Frankly, your light-handed (in the best sense of that term) treatment of this material leaves little to squabble over (some, but little). My original squawk was the enormously complex integrated circuitry drawn by Hardon (& Co.) wherein "grace" is mapped into packets of "power" Adam is either granted or denied (or eventually stripped of).
When Hardon denies that the Adamic story is the direct outcome of God's plan for human failure ("What intervened to disrupt God's plan?"), he makes God a surprised bystander (or a hand-wringing buffoon) who must scramble for a plan B. What about the Lamb slain before the foundation of the world? So, God didn't know what was going to happen? He really did not know where Adam was when He asked, "Adam, where are you?"? The whole Hardon trail points in the wrong direction right from the beginning.

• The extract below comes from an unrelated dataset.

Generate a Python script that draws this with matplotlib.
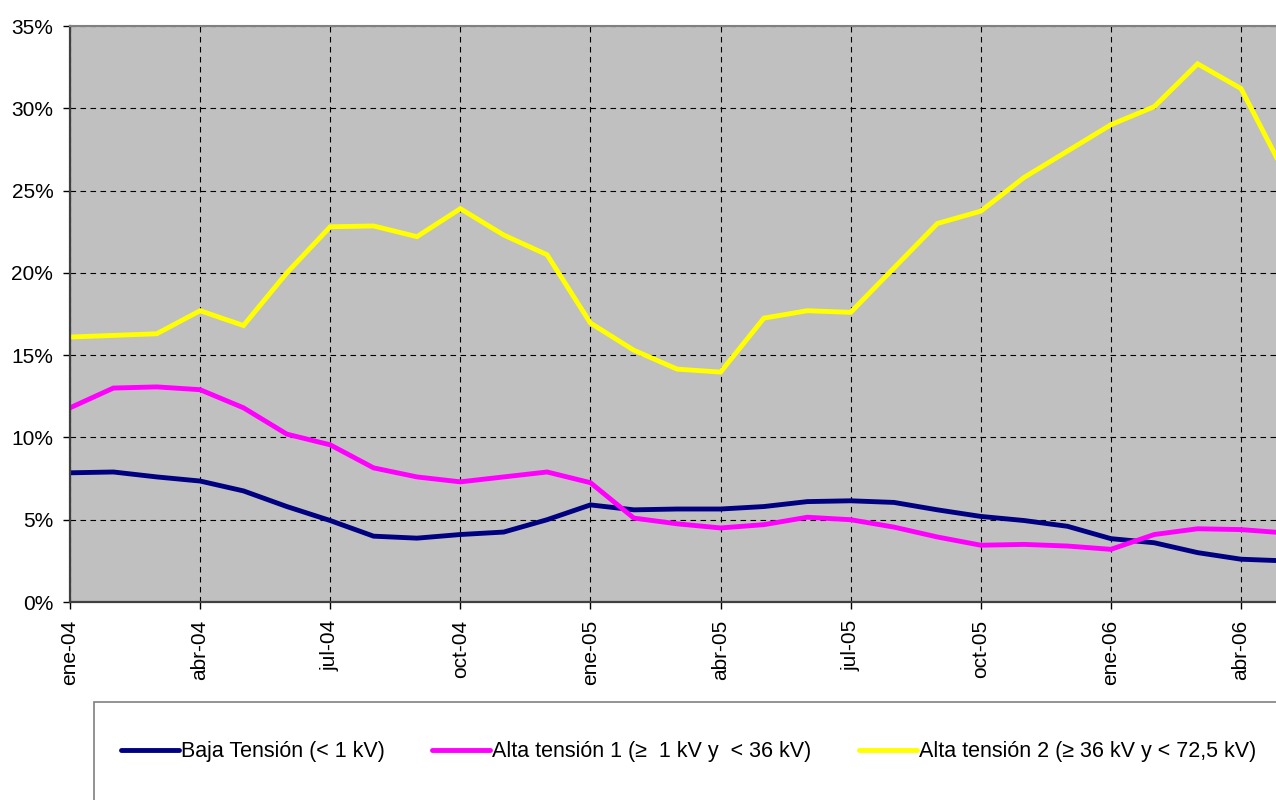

Hardon hints of the "roots of disorder", but claims Adam has "...perfect order and control...". This is simply not the case. The character cannot withstand the very first enticement to rebellion by his wife. Control? Please. Further, Adam could not have possibly been as "god-like" as Hardon wishes him, since he did not originally possess even the capacity to recognize good and evil, an understanding acquired as his on-board lusts drove him to eat of the tree. Recall, this was no apple tree, but the tree of the "knowledge of good and evil". Once sampled, God said the man had to be removed as he now had become, "...like Us, knowing good and evil."
Evidently, Adam also lacked eternal life from the get go, seeing that God drove him from the garden before he could eat of the tree of life and live forever. The guy was really just everyman, doing what we do best...rebel. And, Paul makes this point in spades, "There is none righteous, not even one, there is none who understands, there is none who seeks for God..." Rom. 3:10ff. Hardon misses this by a country mile and, as you noted, mischaracterizes Luther & Calvin. I might disagree with much the two said, but that everything the unregenerate man thinks, does and believes is tainted with evil is spot on. Hardon loves man too much; total depravity is a reality.
As I said, the excessive focus on "grace" being treated like various power pills sprinkled over everything detracts from the grace to which Paul refers. When God invades a life, dead in its trespasses and sin, adopts the person while still at war with Him, breaks the heart over the rebellion, and rescues the man by forgiving him, then clothes the soul in the righteousness of His Son, we see what "grace" is. This is the only grace described by Paul. This is the course on grace Hardon should take.
I have grappled with you in the past, but I have always noticed you maintain a kind of peaceable reasonableness. And, while it is obvious that you have deep connections to the Organization (which I consider the errant perpetrator of an instituional and non-biblical theology), it seems you wander dangerously close to allowing the Book to tell the story and out where the Son of God, alone, is the Head of His body.
I would submit that the whole piece is built somewhat narrowly... And it deals with 'fallen man' as a problem internal to man alone. The resulting curse from the original sin is not on man alone, but on the whole of creation - While there are no doubt 'things internal', a broader scope would need to be applied.
How does one define 'natural man', if the entirety of what we perceive to be 'natural' is not in it's original state?
And could it be that no 'graces' have been lost at all, but that the alterations in the natural environment and in physical man have left him in a condition wherein the comfortable choice... feeding his belly, as it were... is a powerful distraction which leads man inevitably to depravity, even as it leads him inevitably to plow the ground?
This seems a more reasoned (or at least as reasoned) approach, and is not so unnecessarily convoluted - And it also explains why the sins of Adam are conveyed upon his progeny throughout time - Something which would otherwise seem to be an unjust result.
Shhhhhh! Don't say that too loudly!
They even let me teach some times!
And one of the things I teach (I admit it, I'm a clown) is... well I like to teach sitting down and I'm talking about the Fall and suddenly I bend over, look at the floor, and point as if looking down from heaven and say, "Wait! What? Hey Gabe! Mike! Get over here! You see that? I can't buhLEEVE they're DOING that!" Then I turn to the class and say,"It's not like that."
We think God is outside of time and sees the whole thing at once. He doesn't "FORE-see" anymore than he changes his mind. Yet first it's REALLY hard to talk or too think that way, and second we have language all over the Torah the presents God as "repenting of the evil" after he sees some change in behavior or hears Moses or something.
But we don't think that God kind of looked around and said, "Oh boy, what're we gonna do now?"
But then, I often offer as a proof of the Christian religion that it spread for centuries before the discovery of coffee.
I mean, just think: All these people standing around after Mass with donuts in their hands and thinking,"I don't know, but I just feel I should be holding something warm."